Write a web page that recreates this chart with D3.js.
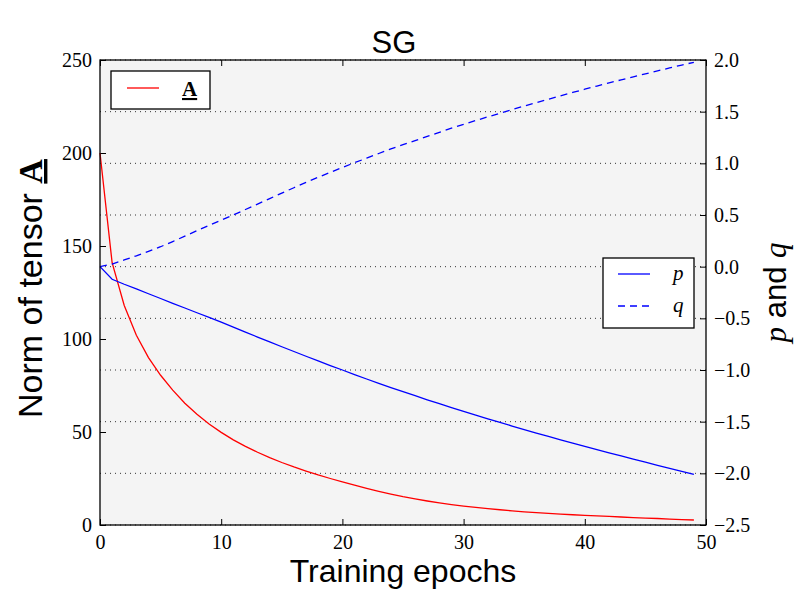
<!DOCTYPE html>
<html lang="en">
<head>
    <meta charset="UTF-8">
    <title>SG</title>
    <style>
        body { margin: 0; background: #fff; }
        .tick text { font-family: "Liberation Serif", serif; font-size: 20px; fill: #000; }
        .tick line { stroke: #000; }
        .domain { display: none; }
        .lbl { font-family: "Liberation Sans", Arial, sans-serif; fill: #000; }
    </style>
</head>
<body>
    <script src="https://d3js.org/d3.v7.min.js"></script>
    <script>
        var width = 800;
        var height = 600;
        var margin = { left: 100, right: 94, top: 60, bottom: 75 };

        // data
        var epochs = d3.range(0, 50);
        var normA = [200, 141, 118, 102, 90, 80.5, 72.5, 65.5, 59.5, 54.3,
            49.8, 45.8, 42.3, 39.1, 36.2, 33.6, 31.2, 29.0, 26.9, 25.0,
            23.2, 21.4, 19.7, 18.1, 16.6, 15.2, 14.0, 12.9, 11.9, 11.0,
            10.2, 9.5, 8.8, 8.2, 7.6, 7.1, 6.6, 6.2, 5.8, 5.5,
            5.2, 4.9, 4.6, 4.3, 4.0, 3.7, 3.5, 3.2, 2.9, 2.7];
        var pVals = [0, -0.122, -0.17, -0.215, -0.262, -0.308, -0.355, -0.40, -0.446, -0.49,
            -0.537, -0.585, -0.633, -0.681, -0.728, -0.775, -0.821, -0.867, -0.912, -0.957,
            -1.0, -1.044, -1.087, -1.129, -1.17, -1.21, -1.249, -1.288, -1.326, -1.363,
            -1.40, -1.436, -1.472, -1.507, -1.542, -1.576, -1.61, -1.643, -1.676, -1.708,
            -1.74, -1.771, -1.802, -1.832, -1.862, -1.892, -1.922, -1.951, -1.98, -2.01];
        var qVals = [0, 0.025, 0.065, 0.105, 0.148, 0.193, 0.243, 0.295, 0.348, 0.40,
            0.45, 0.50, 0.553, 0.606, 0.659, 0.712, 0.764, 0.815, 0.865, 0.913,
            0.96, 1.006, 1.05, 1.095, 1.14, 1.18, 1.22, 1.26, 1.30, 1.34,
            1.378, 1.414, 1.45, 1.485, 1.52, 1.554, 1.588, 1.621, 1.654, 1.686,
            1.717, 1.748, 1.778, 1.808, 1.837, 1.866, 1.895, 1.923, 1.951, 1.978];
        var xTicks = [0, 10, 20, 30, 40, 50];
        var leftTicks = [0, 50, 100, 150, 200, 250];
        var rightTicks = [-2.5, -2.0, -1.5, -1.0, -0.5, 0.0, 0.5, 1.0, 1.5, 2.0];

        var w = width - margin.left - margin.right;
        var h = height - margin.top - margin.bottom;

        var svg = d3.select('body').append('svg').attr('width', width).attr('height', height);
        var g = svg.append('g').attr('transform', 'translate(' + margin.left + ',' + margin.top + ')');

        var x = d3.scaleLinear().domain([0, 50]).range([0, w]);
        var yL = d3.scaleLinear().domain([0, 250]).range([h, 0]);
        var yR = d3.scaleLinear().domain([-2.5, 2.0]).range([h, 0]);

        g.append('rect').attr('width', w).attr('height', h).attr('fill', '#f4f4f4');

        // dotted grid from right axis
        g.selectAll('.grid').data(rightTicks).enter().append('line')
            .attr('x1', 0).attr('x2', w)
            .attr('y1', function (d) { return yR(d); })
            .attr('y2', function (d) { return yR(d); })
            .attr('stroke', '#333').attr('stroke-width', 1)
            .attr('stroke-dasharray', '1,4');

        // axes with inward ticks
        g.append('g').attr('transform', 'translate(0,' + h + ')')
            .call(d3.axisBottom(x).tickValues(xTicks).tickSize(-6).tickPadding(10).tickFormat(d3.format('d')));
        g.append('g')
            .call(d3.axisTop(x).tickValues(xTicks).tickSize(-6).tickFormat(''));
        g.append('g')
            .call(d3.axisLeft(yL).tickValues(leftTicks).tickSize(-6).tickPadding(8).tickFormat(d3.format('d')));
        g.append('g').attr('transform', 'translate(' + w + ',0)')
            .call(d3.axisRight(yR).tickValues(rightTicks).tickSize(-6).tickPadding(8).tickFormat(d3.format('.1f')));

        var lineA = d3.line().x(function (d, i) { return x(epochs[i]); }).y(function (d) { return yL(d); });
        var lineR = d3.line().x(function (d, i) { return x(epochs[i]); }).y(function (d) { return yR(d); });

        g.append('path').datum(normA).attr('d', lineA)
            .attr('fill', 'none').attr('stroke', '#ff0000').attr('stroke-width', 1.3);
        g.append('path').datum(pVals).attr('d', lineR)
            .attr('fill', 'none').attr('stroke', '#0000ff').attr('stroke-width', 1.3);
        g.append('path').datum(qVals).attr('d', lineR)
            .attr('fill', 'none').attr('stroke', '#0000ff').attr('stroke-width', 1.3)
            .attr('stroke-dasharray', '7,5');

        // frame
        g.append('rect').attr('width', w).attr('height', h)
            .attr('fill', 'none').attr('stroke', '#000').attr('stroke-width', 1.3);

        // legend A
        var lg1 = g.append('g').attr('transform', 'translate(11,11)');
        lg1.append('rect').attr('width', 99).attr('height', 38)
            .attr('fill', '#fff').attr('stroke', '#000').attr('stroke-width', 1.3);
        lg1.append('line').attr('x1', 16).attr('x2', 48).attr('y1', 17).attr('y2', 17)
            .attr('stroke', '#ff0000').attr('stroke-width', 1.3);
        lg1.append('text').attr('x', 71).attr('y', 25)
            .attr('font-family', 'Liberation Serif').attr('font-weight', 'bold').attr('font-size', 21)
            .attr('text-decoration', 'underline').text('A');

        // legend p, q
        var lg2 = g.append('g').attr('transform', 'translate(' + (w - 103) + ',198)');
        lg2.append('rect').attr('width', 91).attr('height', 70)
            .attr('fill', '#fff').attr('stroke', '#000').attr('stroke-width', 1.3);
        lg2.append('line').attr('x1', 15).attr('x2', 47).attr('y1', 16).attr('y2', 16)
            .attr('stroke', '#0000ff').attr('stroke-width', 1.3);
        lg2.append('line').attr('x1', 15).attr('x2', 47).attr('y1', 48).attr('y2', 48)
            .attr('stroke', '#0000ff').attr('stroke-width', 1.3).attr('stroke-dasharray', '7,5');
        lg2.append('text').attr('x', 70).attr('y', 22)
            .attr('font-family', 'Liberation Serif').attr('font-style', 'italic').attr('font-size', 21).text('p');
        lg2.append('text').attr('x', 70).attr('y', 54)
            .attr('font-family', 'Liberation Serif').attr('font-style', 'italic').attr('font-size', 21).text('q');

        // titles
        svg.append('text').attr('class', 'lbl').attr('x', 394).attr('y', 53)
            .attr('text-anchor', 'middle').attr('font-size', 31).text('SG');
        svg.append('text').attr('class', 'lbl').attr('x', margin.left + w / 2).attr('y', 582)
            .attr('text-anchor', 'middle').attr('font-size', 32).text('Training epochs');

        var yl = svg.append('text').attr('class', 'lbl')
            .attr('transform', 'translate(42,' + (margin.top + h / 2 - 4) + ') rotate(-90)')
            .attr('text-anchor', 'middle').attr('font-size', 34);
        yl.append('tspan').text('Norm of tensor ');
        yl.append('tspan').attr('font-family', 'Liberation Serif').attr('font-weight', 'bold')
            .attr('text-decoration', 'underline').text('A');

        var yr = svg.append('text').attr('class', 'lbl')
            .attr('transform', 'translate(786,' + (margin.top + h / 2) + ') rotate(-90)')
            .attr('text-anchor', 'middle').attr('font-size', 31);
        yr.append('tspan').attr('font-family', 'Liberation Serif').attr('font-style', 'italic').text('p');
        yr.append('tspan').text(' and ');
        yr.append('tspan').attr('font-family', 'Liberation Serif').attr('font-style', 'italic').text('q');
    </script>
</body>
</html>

* **The request**:
Write the lines above out again exactly, without any of their pictures.

* **Answer to the problem**:
Write a web page that recreates this chart with D3.js.
<!DOCTYPE html>
<html lang="en">
<head>
    <meta charset="UTF-8">
    <title>SG</title>
    <style>
        body { margin: 0; background: #fff; }
        .tick text { font-family: "Liberation Serif", serif; font-size: 20px; fill: #000; }
        .tick line { stroke: #000; }
        .domain { display: none; }
        .lbl { font-family: "Liberation Sans", Arial, sans-serif; fill: #000; }
    </style>
</head>
<body>
    <script src="https://d3js.org/d3.v7.min.js"></script>
    <script>
        var width = 800;
        var height = 600;
        var margin = { left: 100, right: 94, top: 60, bottom: 75 };

        // data
        var epochs = d3.range(0, 50);
        var normA = [200, 141, 118, 102, 90, 80.5, 72.5, 65.5, 59.5, 54.3,
            49.8, 45.8, 42.3, 39.1, 36.2, 33.6, 31.2, 29.0, 26.9, 25.0,
            23.2, 21.4, 19.7, 18.1, 16.6, 15.2, 14.0, 12.9, 11.9, 11.0,
            10.2, 9.5, 8.8, 8.2, 7.6, 7.1, 6.6, 6.2, 5.8, 5.5,
            5.2, 4.9, 4.6, 4.3, 4.0, 3.7, 3.5, 3.2, 2.9, 2.7];
        var pVals = [0, -0.122, -0.17, -0.215, -0.262, -0.308, -0.355, -0.40, -0.446, -0.49,
            -0.537, -0.585, -0.633, -0.681, -0.728, -0.775, -0.821, -0.867, -0.912, -0.957,
            -1.0, -1.044, -1.087, -1.129, -1.17, -1.21, -1.249, -1.288, -1.326, -1.363,
            -1.40, -1.436, -1.472, -1.507, -1.542, -1.576, -1.61, -1.643, -1.676, -1.708,
            -1.74, -1.771, -1.802, -1.832, -1.862, -1.892, -1.922, -1.951, -1.98, -2.01];
        var qVals = [0, 0.025, 0.065, 0.105, 0.148, 0.193, 0.243, 0.295, 0.348, 0.40,
            0.45, 0.50, 0.553, 0.606, 0.659, 0.712, 0.764, 0.815, 0.865, 0.913,
            0.96, 1.006, 1.05, 1.095, 1.14, 1.18, 1.22, 1.26, 1.30, 1.34,
            1.378, 1.414, 1.45, 1.485, 1.52, 1.554, 1.588, 1.621, 1.654, 1.686,
            1.717, 1.748, 1.778, 1.808, 1.837, 1.866, 1.895, 1.923, 1.951, 1.978];
        var xTicks = [0, 10, 20, 30, 40, 50];
        var leftTicks = [0, 50, 100, 150, 200, 250];
        var rightTicks = [-2.5, -2.0, -1.5, -1.0, -0.5, 0.0, 0.5, 1.0, 1.5, 2.0];

        var w = width - margin.left - margin.right;
        var h = height - margin.top - margin.bottom;

        var svg = d3.select('body').append('svg').attr('width', width).attr('height', height);
        var g = svg.append('g').attr('transform', 'translate(' + margin.left + ',' + margin.top + ')');

        var x = d3.scaleLinear().domain([0, 50]).range([0, w]);
        var yL = d3.scaleLinear().domain([0, 250]).range([h, 0]);
        var yR = d3.scaleLinear().domain([-2.5, 2.0]).range([h, 0]);

        g.append('rect').attr('width', w).attr('height', h).attr('fill', '#f4f4f4');

        // dotted grid from right axis
        g.selectAll('.grid').data(rightTicks).enter().append('line')
            .attr('x1', 0).attr('x2', w)
            .attr('y1', function (d) { return yR(d); })
            .attr('y2', function (d) { return yR(d); })
            .attr('stroke', '#333').attr('stroke-width', 1)
            .attr('stroke-dasharray', '1,4');

        // axes with inward ticks
        g.append('g').attr('transform', 'translate(0,' + h + ')')
            .call(d3.axisBottom(x).tickValues(xTicks).tickSize(-6).tickPadding(10).tickFormat(d3.format('d')));
        g.append('g')
            .call(d3.axisTop(x).tickValues(xTicks).tickSize(-6).tickFormat(''));
        g.append('g')
            .call(d3.axisLeft(yL).tickValues(leftTicks).tickSize(-6).tickPadding(8).tickFormat(d3.format('d')));
        g.append('g').attr('transform', 'translate(' + w + ',0)')
            .call(d3.axisRight(yR).tickValues(rightTicks).tickSize(-6).tickPadding(8).tickFormat(d3.format('.1f')));

        var lineA = d3.line().x(function (d, i) { return x(epochs[i]); }).y(function (d) { return yL(d); });
        var lineR = d3.line().x(function (d, i) { return x(epochs[i]); }).y(function (d) { return yR(d); });

        g.append('path').datum(normA).attr('d', lineA)
            .attr('fill', 'none').attr('stroke', '#ff0000').attr('stroke-width', 1.3);
        g.append('path').datum(pVals).attr('d', lineR)
            .attr('fill', 'none').attr('stroke', '#0000ff').attr('stroke-width', 1.3);
        g.append('path').datum(qVals).attr('d', lineR)
            .attr('fill', 'none').attr('stroke', '#0000ff').attr('stroke-width', 1.3)
            .attr('stroke-dasharray', '7,5');

        // frame
        g.append('rect').attr('width', w).attr('height', h)
            .attr('fill', 'none').attr('stroke', '#000').attr('stroke-width', 1.3);

        // legend A
        var lg1 = g.append('g').attr('transform', 'translate(11,11)');
        lg1.append('rect').attr('width', 99).attr('height', 38)
            .attr('fill', '#fff').attr('stroke', '#000').attr('stroke-width', 1.3);
        lg1.append('line').attr('x1', 16).attr('x2', 48).attr('y1', 17).attr('y2', 17)
            .attr('stroke', '#ff0000').attr('stroke-width', 1.3);
        lg1.append('text').attr('x', 71).attr('y', 25)
            .attr('font-family', 'Liberation Serif').attr('font-weight', 'bold').attr('font-size', 21)
            .attr('text-decoration', 'underline').text('A');

        // legend p, q
        var lg2 = g.append('g').attr('transform', 'translate(' + (w - 103) + ',198)');
        lg2.append('rect').attr('width', 91).attr('height', 70)
            .attr('fill', '#fff').attr('stroke', '#000').attr('stroke-width', 1.3);
        lg2.append('line').attr('x1', 15).attr('x2', 47).attr('y1', 16).attr('y2', 16)
            .attr('stroke', '#0000ff').attr('stroke-width', 1.3);
        lg2.append('line').attr('x1', 15).attr('x2', 47).attr('y1', 48).attr('y2', 48)
            .attr('stroke', '#0000ff').attr('stroke-width', 1.3).attr('stroke-dasharray', '7,5');
        lg2.append('text').attr('x', 70).attr('y', 22)
            .attr('font-family', 'Liberation Serif').attr('font-style', 'italic').attr('font-size', 21).text('p');
        lg2.append('text').attr('x', 70).attr('y', 54)
            .attr('font-family', 'Liberation Serif').attr('font-style', 'italic').attr('font-size', 21).text('q');

        // titles
        svg.append('text').attr('class', 'lbl').attr('x', 394).attr('y', 53)
            .attr('text-anchor', 'middle').attr('font-size', 31).text('SG');
        svg.append('text').attr('class', 'lbl').attr('x', margin.left + w / 2).attr('y', 582)
            .attr('text-anchor', 'middle').attr('font-size', 32).text('Training epochs');

        var yl = svg.append('text').attr('class', 'lbl')
            .attr('transform', 'translate(42,' + (margin.top + h / 2 - 4) + ') rotate(-90)')
            .attr('text-anchor', 'middle').attr('font-size', 34);
        yl.append('tspan').text('Norm of tensor ');
        yl.append('tspan').attr('font-family', 'Liberation Serif').attr('font-weight', 'bold')
            .attr('text-decoration', 'underline').text('A');

        var yr = svg.append('text').attr('class', 'lbl')
            .attr('transform', 'translate(786,' + (margin.top + h / 2) + ') rotate(-90)')
            .attr('text-anchor', 'middle').attr('font-size', 31);
        yr.append('tspan').attr('font-family', 'Liberation Serif').attr('font-style', 'italic').text('p');
        yr.append('tspan').text(' and ');
        yr.append('tspan').attr('font-family', 'Liberation Serif').attr('font-style', 'italic').text('q');
    </script>
</body>
</html>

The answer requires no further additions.